History revisionists flooded America’s public schools with Northern propaganda about the people who attempted to secede from the United States,
characterizing them as racists, extremists, radicals, hatemongers, traitors, etc. You know,
the same way that people in our federal government and news media attempt to characterize Christians, patriots, war veterans, constitutionalists, et al. today.
People
say that Lincoln freed the slaves. Lincoln did
NOT free a single slave. But what he
did do was enslave free men. His so-called Emancipation Proclamation had
NO AUTHORITY in the southern states, as they had separated into another country.
Imagine a President today signing a proclamation to free folks in, say, China or Saudi Arabia. He would be
laughed out of Washington. Lincoln had
no authority over the Confederate States of America,
and he knew it.
Do you not find it interesting that Lincoln’s proclamation did
NOT free a single slave in the United States, the country in which he
DID have authority? That’s right. The Emancipation Proclamation
deliberately ignored slavery in the North.
Do you not realize that when Lincoln signed his proclamation, there were
over 300,000 slaveholders who were fighting in the Union army?

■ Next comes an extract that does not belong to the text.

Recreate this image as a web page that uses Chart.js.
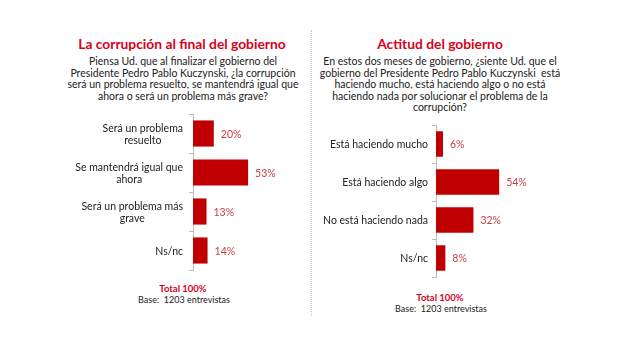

Check it out.
One of those northern slaveholders was
General (and
later U.S. President) Ulysses S. Grant.
In fact, he maintained possession of his slaves even
after the War Between the States concluded. Recall that his counterpart, Confederate General Robert E. Lee, freed his slaves
BEFORE hostilities between North and South ever broke out. When asked
why he
refused to free his slaves, Grant said, “Good help is hard to find these days.”
The institution of slavery
did not end until the 13th Amendment was ratified on December 6, 1865.
Speaking of the 13th Amendment,
did you know that Lincoln authored his own 13th Amendment? It is the
only amendment to the Constitution ever proposed by a
sitting U.S. President. Here is Lincoln’s proposed amendment: “No amendment shall be made to the Constitution which will authorize or give Congress the power to abolish or interfere within any state with the domestic institutions thereof, including that a person's held to labor or service by laws of said State.”
You read it right. Lincoln proposed an amendment to the U.S. Constitution
PRESERVING the institution of slavery. This proposed amendment was written in March of 1861, a month
BEFORE the shots were fired at Fort Sumter, South Carolina.